3. Sind die Zahlen rundweg gefälscht und damit nicht zu gebrauchen?

Nein. Seit Chinas Entwicklung die Weltkonjunktur beeinflusst, sind die Augen vieler kritischer Analysten auf die Ergebnisse gerichtet. Die Behörde arbeitet auch mit dem Internationalen Währungsfonds (IWF) und der UNO zusammen, um die Qualität zu verbessern. Wahrscheinlich ist aber, dass die Zahlenjongleure Spielräume nutzen, um die Zeitreihen zu glätten und so eine besonders harmonische Entwicklung vorzutäuschen.

4. An welchen Schrauben können die Statistiker drehen?

Gesammelt werden nominelle Zahlen, die auch steigende oder sinkende Preise reflektierten. Daraus errechnet man das reale Wachstum. Dazu verwendet man in Peking nicht nur den Verbraucherpreisindex, sondern auch Produzenten- und Immobilienpreise. Im ersten Quartal etwa wuchs die Wirtschaft nominell um nur 5,8 Prozent. Die Verbraucherpreise stiegen um ein Prozent. Demnach hätte der reale Wachstumswert niedriger liegen müssen. Stattdessen werteten die Statistiker auf 7,0 Prozent auf – weil die Preise angeblich in Summe gesunken waren. Ein Ergebnis, das starke Zweifel weckte. Andere Stellschrauben sind für Beobachter weniger einsehbar. Fest steht: Die Datenbasis ist schmal, nur einige tausend Unternehmen liefern zu, der Rest wird geschätzt – was Spielraum lässt.

5. Was passiert, wenn der globale Konjunkturmotor China stottert?

Für Ruchir Sharma steht die Antwort fest: Dann droht die Krise. Der Schwellenländer-Chefanalyst bei Morgan Stanley rechnet für Bloomberg vor: Geht Chinas Rate weiter zurück, dann rutscht die weltweite auf unter zwei Prozent – ein Schwelle, ab der man von einer globalen Rezession spricht. In den vergangenen 50 Jahren ist das neunmal passiert. Immer waren es die USA, die den Rest der Welt hinunterzogen. Erstmals wäre es nun China. Der IWF sieht die zweitgrößte Wirtschaftsmacht für ein Viertel des Weltwachstums verantwortlich, Morgan Stanley gar für 38 Prozent.

6. Wie dramatisch ist ein langsameres Wachstum für China?

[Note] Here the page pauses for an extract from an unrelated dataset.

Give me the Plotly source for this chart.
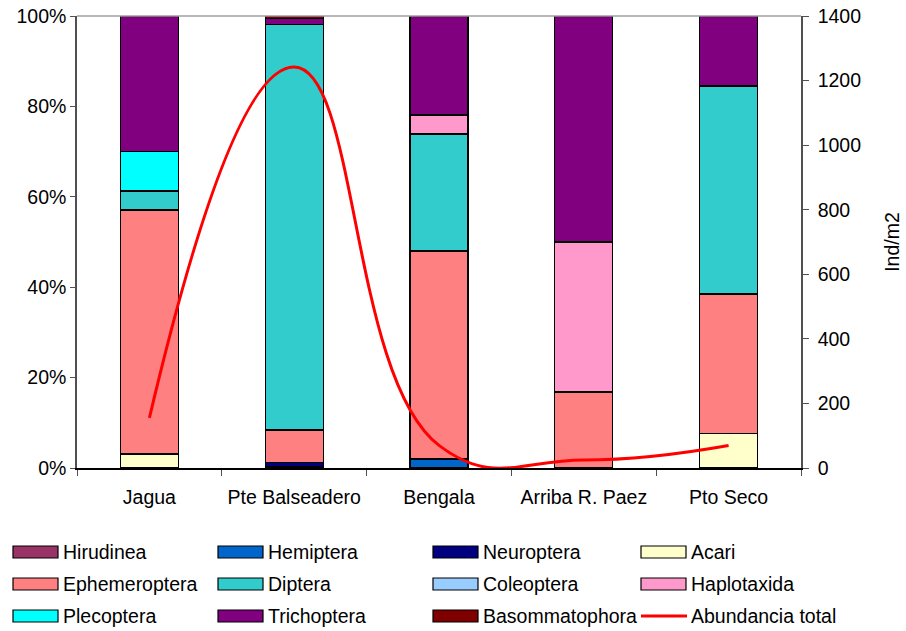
import plotly.graph_objects as go

# Sampling sites
sites = ["Jagua", "Pte Balseadero", "Bengala", "Arriba R. Paez", "Pto Seco"]

# Relative composition (%) per taxon at each site
hirudinea      = [0.0, 0.4, 0.0, 0.0, 0.0]
hemiptera      = [0.0, 0.0, 2.0, 0.0, 0.0]
neuroptera     = [0.0, 0.9, 0.0, 0.0, 0.0]
acari          = [3.1, 0.0, 0.0, 0.0, 7.7]
ephemeroptera  = [54.0, 7.1, 46.0, 16.8, 30.8]
diptera        = [4.2, 89.8, 25.9, 0.0, 46.0]
coleoptera     = [0.0, 0.0, 0.0, 0.0, 0.0]
haplotaxida    = [0.0, 0.0, 4.2, 33.2, 0.0]
plecoptera     = [8.8, 0.0, 0.0, 0.0, 0.0]
trichoptera    = [29.9, 1.3, 21.9, 50.0, 15.5]
basommatophora = [0.0, 0.5, 0.0, 0.0, 0.0]

# Total abundance (Ind/m2)
abundancia_total = [155, 1242, 70, 25, 70]

taxa = [
    ("Hirudinea", hirudinea, "#993366"),
    ("Hemiptera", hemiptera, "#0066CC"),
    ("Neuroptera", neuroptera, "#000080"),
    ("Acari", acari, "#FFFFCC"),
    ("Ephemeroptera", ephemeroptera, "#FF8080"),
    ("Diptera", diptera, "#33CCCC"),
    ("Coleoptera", coleoptera, "#99CCFF"),
    ("Haplotaxida", haplotaxida, "#FF99CC"),
    ("Plecoptera", plecoptera, "#00FFFF"),
    ("Trichoptera", trichoptera, "#800080"),
    ("Basommatophora", basommatophora, "#800000"),
]
LINE_COLOR = "#FF0000"
FONT = "Liberation Sans, Arial, sans-serif"
FS = 19.5

W, H = 906, 631
L, R, T, B = 77, 105, 16, 163
PW, PH = W - L - R, H - T - B

fig = go.Figure()
for name, vals, color in taxa:
    # empty segments are skipped so they leave no outline at the base
    fig.add_trace(go.Bar(
        x=sites, y=[v if v else None for v in vals], name=name, width=0.4,
        marker=dict(color=color, line=dict(color="#000000", width=1.2)),
        showlegend=False,
    ))

fig.add_trace(go.Scatter(
    x=sites, y=abundancia_total, name="Abundancia total", yaxis="y2",
    mode="lines", line=dict(color=LINE_COLOR, width=3, shape="spline", smoothing=1.3),
    showlegend=False,
))


def px_x(px):
    return (px - L) / PW


def px_y(py):
    return (H - B - py) / PH


shapes = [
    # light frame line along the top of the plot area
    dict(type="line", xref="paper", yref="paper", x0=0, x1=1, y0=1, y1=1,
         line=dict(color="#A0A0A0", width=1.5)),
]
annotations = []

# Legend laid out as a 4-column grid below the chart
legend_items = [(n, c) for n, _, c in taxa] + [("Abundancia total", LINE_COLOR)]
col_x = [13, 218, 433, 641]
row_y = [552, 584, 616]
for i, (name, color) in enumerate(legend_items):
    r, c = divmod(i, 4)
    x0 = col_x[c]
    yc = row_y[r]
    if name == "Abundancia total":
        shapes.append(dict(type="line", xref="paper", yref="paper",
                           x0=px_x(x0), x1=px_x(x0 + 46), y0=px_y(yc), y1=px_y(yc),
                           line=dict(color=color, width=3)))
    else:
        shapes.append(dict(type="rect", xref="paper", yref="paper",
                           x0=px_x(x0), x1=px_x(x0 + 45), y0=px_y(yc - 6), y1=px_y(yc + 6),
                           fillcolor=color, line=dict(color="#000000", width=1.2)))
    annotations.append(dict(text=name, xref="paper", yref="paper",
                            x=px_x(x0 + 48), y=px_y(yc), xanchor="left", yanchor="middle",
                            showarrow=False, font=dict(family=FONT, size=FS, color="#000000")))

fig.update_layout(
    width=W, height=H,
    margin=dict(l=L, r=R, t=T, b=B, pad=0, autoexpand=False),
    paper_bgcolor="white", plot_bgcolor="white",
    barmode="stack", bargap=0.6,
    font=dict(family=FONT, size=FS, color="#000000"),
    showlegend=False,
    xaxis=dict(
        type="category", showline=True, linecolor="#000000", linewidth=1.5,
        ticks="outside", tickson="boundaries", ticklen=6, tickcolor="#505050",
        tickfont=dict(family=FONT, size=FS), showgrid=False, zeroline=False,
        automargin=False, ticklabelstandoff=11,
    ),
    yaxis=dict(
        range=[0, 100], dtick=20, ticksuffix="%", showline=True,
        linecolor="#505050", linewidth=1.5, ticks="outside", ticklen=5,
        tickcolor="#505050", showgrid=False, zeroline=False,
        tickfont=dict(family=FONT, size=FS), automargin=False,
    ),
    yaxis2=dict(
        range=[0, 1400], dtick=200, overlaying="y", side="right",
        showline=True, linecolor="#505050", linewidth=1.5, ticks="outside",
        ticklen=6, tickcolor="#505050", showgrid=False, zeroline=False,
        tickfont=dict(family=FONT, size=FS), automargin=False, ticklabelstandoff=5,
        title=dict(text="Ind/m2", font=dict(family=FONT, size=FS), standoff=25),
    ),
    shapes=shapes,
    annotations=annotations,
)

fig.write_html("out.html")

Wirtschaftlich betrachtet gar nicht. Zweistellige Wachstumsraten sind nicht auf Dauer möglich. Denn der prozentuelle Zuwachs muss ja jedes Mal auf ein massiv steigendes Volumen aufgeschlagen werden. So wächst die chinesische Wirtschaft in Prozent weit weniger dynamisch als noch 2006. Aber in absoluten Zahlen war das Wachstum im Vorjahr weit höher als damals: um 244 Mrd. Dollar. Zudem weiß die Führung, dass sie nicht mehr länger auf das Erfolgsmodell einer „globalen Werkbank“ setzen kann. Denn mit dem Wohlstand steigen die Löhne. Fabriken mit simpler Wertschöpfung wandern ab, etwa nach Vietnam. Deshalb steuert man hin zu mehr Konsum und innovativeren Produkten. Diese Reform kostet Wachstum, macht aber die Entwicklung nachhaltiger.

7. Warum fürchtet sich Peking dennoch so vor Rückschlägen?

Das diktatorische Regime hat nur eine Rechtfertigung: dass es wirtschaftlich für alle Bürger stetig stark aufwärts geht. Dafür nehmen diese politische Unfreiheit in Kauf – und auch eine größere Schere zwischen Reich und Arm, wie man sie von starken Wachstumsphasen (wie der industriellen Revolution) aus der Geschichte kennt. Bei nur schwachem Wachstum bleiben aber immer mehr Menschen zurück. Die Gefahr von sozialen Unruhen steigt, was dann auch das politische System bedroht. Deshalb ist es für die Partei so wichtig, dass die Chinesen ihrem Wachstumsversprechen glauben – ein Vertrauen, das nun zu bröckeln beginnt.